You can also ask it to connect to Airtable, Notion, or Google Sheets if you prefer those — each has integration options via API or MCP servers. Browse MCP server options on Vibestack to find connectors for your preferred tools.
Step 4: Add email notifications
You'll want to know when someone submits the form. Ask your AI to add a notification:
"When a form is submitted, send an email to hello@mycompany.com with the submitter's name, email, and a summary of their responses. Use Resend for email sending."
You can also set up autoresponders — automatic confirmation emails to the person who submitted the form:
"Send the submitter a confirmation email saying their inquiry was received and you'll respond within 2 business days. Use my brand name and keep the tone warm and professional."
Step 5: Style it to match your brand
One of the main reasons to build your own form tool is design control. Use this:
"Style the form to match these brand guidelines: primary colour #2D5BE3, white background, clean sans-serif typography, rounded input fields with a subtle border. The submit button should be the primary brand colour with white text."
You can also share a screenshot of your existing website or brand identity and ask the AI to match the style.
Deploying your form
Once your form looks and works the way you want, you need to make it live. The options:
Lovable hosting — Lovable can deploy your app directly from the interface. One click, it's live at a Lovable URL, and you can connect a custom domain.
Vercel — free hosting for web apps. Ask your AI to set up deployment to Vercel and it'll walk you through connecting your project.
Embed in your site — if you want the form on an existing website, ask the AI to package it as an iframe embed or a JavaScript snippet you can paste into your site.
Advanced features worth adding
Once your basic form works, here are things that will genuinely delight users:
Progress bar — for multi-step forms, show how far through they are. Significantly reduces drop-off.
Smart defaults — pre-fill fields based on URL parameters (e.g., if someone clicks from a specific campaign, pre-select the relevant service option).
Partial save — let users save their progress and come back later. Especially useful for longer application forms.

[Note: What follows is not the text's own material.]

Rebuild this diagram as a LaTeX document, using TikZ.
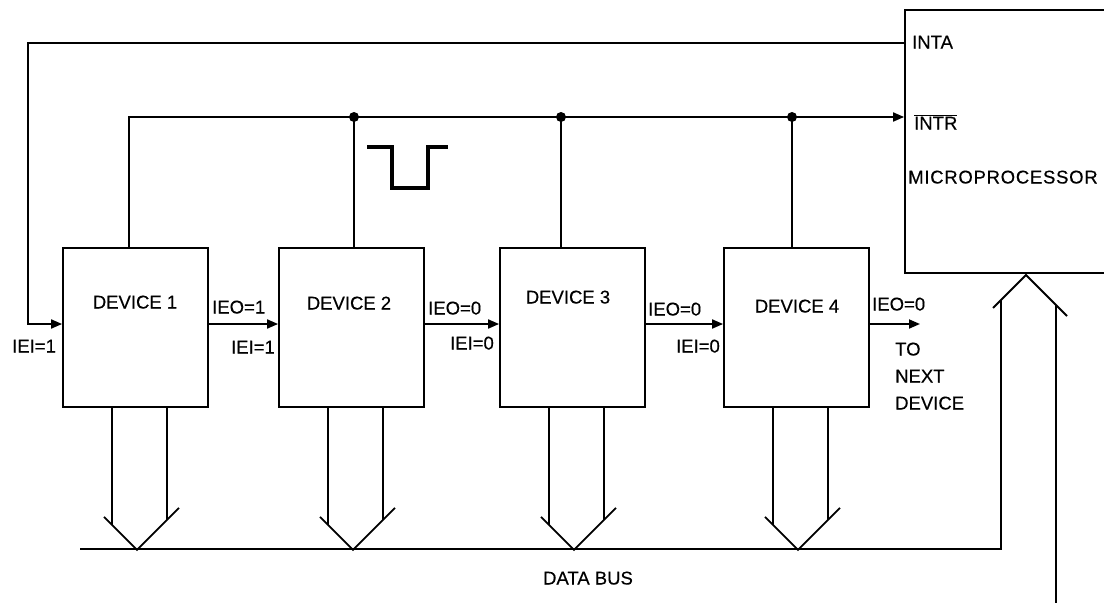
\documentclass[tikz,border=0pt]{standalone}
\usepackage{fontspec}
\setmainfont{Liberation Sans}
\newfontfamily\lblfont[FakeBold=0.35]{Liberation Sans}
\newfontfamily\widefont[FakeBold=0.35,LetterSpace=4]{Liberation Sans}
\usetikzlibrary{arrows.meta,calc}
\begin{document}
\begin{tikzpicture}[x=1pt,y=-1pt,
  wire/.style={line width=1.8pt,line cap=rect},
  arr/.style={wire,-{Triangle[length=11pt,width=9pt]}},
  devbox/.style={draw,line width=1.8pt,minimum width=145pt,minimum height=159pt,inner sep=0pt},
  mpbox/.style={draw,line width=1.8pt,minimum width=240pt,minimum height=263pt,inner sep=0pt},
  lbl/.style={inner sep=0pt,font=\lblfont\fontsize{18.5}{22}\selectfont},
  dot/.style={circle,fill=black,inner sep=0pt,minimum size=10pt}
]
\useasboundingbox (0,0) rectangle (1104,603);
\clip (0,0) rectangle (1104,603);
\fill[white] (0,0) rectangle (1104,603);

% boxes
\node[mpbox] (mp) at (1025,141.5) {};
\node[devbox] (d1) at (135.5,327.5) {};
\node[devbox] (d2) at (351.5,327.5) {};
\node[devbox] (d3) at (572.5,327.5) {};
\node[devbox] (d4) at (796.5,327.5) {};

% labels
\node[lbl,anchor=base west] (tinta) at (912,48.5) {INTA};
\node[lbl,anchor=base west] (tintr) at (914,129.5) {$\overline{\mbox{\lblfont\fontsize{18.5}{22}\selectfont INTR}}$};
\node[lbl,anchor=base west,font=\widefont\fontsize{18.5}{22}\selectfont] (tmp) at (908,183.5) {MICROPROCESSOR};
\node[lbl,anchor=base] (t1) at (135,308.5) {DEVICE 1};
\node[lbl,anchor=base] (t2) at (349,309.5) {DEVICE 2};
\node[lbl,anchor=base] (t3) at (568,303.5) {DEVICE 3};
\node[lbl,anchor=base] (t4) at (797,312.5) {DEVICE 4};
\node[lbl,anchor=base west] (ieiL) at (12,352.5) {IEI=1};
\node[lbl,anchor=base west] (ieo1) at (212,313.5) {IEO=1};
\node[lbl,anchor=base east] (iei2) at (275,353.5) {IEI=1};
\node[lbl,anchor=base west] (ieo2) at (428,314.5) {IEO=0};
\node[lbl,anchor=base east] (iei3) at (494,349.5) {IEI=0};
\node[lbl,anchor=base west] (ieo3) at (648,315.5) {IEO=0};
\node[lbl,anchor=base east] (iei4) at (720,352.5) {IEI=0};
\node[lbl,anchor=base west] (ieo4) at (872,310.5) {IEO=0};
\node[lbl,anchor=base west] (tto) at (895,355.5) {TO};
\node[lbl,anchor=base west] (tnext) at (895,382.5) {NEXT};
\node[lbl,anchor=base west] (tdev) at (895,409.5) {DEVICE};
\node[lbl,anchor=base] (tbus) at (588,584.5) {DATA BUS};

% INTA line back to device 1
\coordinate (lc) at (28,324);
\draw[arr] ([yshift=98.5pt]mp.west) -| (lc) -- ([yshift=3.5pt]d1.west);

% INTR line
\draw[arr] ([xshift=-6.5pt]d1.north) |- ([yshift=24.5pt]mp.west);
\coordinate (j2) at (354,117);
\coordinate (j3) at (561,117);
\coordinate (j4) at (792,117);
\draw[wire] (d2.north -| j2) -- (j2);
\draw[wire] (d3.north -| j3) -- (j3);
\draw[wire] (d4.north -| j4) -- (j4);
\node[dot] (dj2) at (j2) {};
\node[dot] (dj3) at (j3) {};
\node[dot] (dj4) at (j4) {};

% pulse
\draw[line width=3.2pt] (367,147) -- (392,147) -- (392,188) -- (428,188) -- (428,147) -- (448,147);

% daisy chain
\draw[arr] ([yshift=3.5pt]d1.east) -- ([yshift=3.5pt]d2.west);
\draw[arr] ([yshift=3.5pt]d2.east) -- ([yshift=3.5pt]d3.west);
\draw[arr] ([yshift=3.5pt]d3.east) -- ([yshift=3.5pt]d4.west);
\coordinate (nxt) at (920,324);
\draw[arr] ([yshift=3.5pt]d4.east) -- (nxt);

% bus arrows from devices
\foreach \d in {d1,d2,d3,d4}{
  \coordinate (\d tip) at ($(\d.south)+(1.5,142)$);
  \draw[wire,line cap=butt] ([xshift=-23.5pt]\d.south) -- ++(0,117);
  \draw[wire,line cap=butt] ([xshift=31.5pt]\d.south) -- ++(0,112);
  \draw[wire,line cap=butt,line join=miter] ($(\d tip)+(-33,-33)$) -- (\d tip) -- ($(\d tip)+(42,-42)$);
}

% data bus and arrow up to microprocessor
\coordinate (busL) at (80,549);
\coordinate (upL) at (1001,300);
\coordinate (uptip) at (1026,275);
\draw[wire,line cap=butt] (busL) -| (upL);
\draw[wire,line cap=butt,line join=miter] ($(uptip)+(-33,33)$) -- (uptip) -- ($(uptip)+(41,41)$);
\draw[wire,line cap=butt] (1056,305) -- (1056,603);
\end{tikzpicture}
\end{document}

Admin dashboard — a password-protected view of all submissions with filtering and export. Ask for this once your form is working: "Build a simple admin page at /admin that requires a password and shows all form submissions in a table with a CSV export button."
The result
What you end up with is a form tool that's completely yours — your data, your design, your logic — running for a few dollars a month at most. That's a genuinely better outcome than any SaaS form tool for most use cases.
Explore the full suite of AI app builders at vibestack.in and find the right tool for your project. The directory covers everything from quick prototyping tools to production-grade app builders, all tested for non-coder usability.
FAQ
Can I build a form that accepts file uploads? Yes — Supabase has built-in storage for files. Ask your AI to add file upload support: "Allow users to upload a file up to 10MB. Accepted formats: PDF, Word, PNG, JPG. Store the file in Supabase storage and save the URL in the form submission record."
How do I handle spam submissions? Ask your AI to add a honeypot field (a hidden field that real users won't fill in, but bots will) and a rate limit. For heavier protection, you can add a CAPTCHA — just ask: "Add a Cloudflare Turnstile CAPTCHA to the form to prevent spam." Cloudflare Turnstile is free and non-annoying for real users.
Can my form connect directly to my CRM? Depends on your CRM. HubSpot, Salesforce, and most major CRMs have APIs. You can ask the AI to write an integration: "When a form is submitted, create a new contact in HubSpot with the submitted email, name, and company." You'll need an API key from your CRM — check the Vibestack MCP servers section for pre-built connectors that make this even simpler.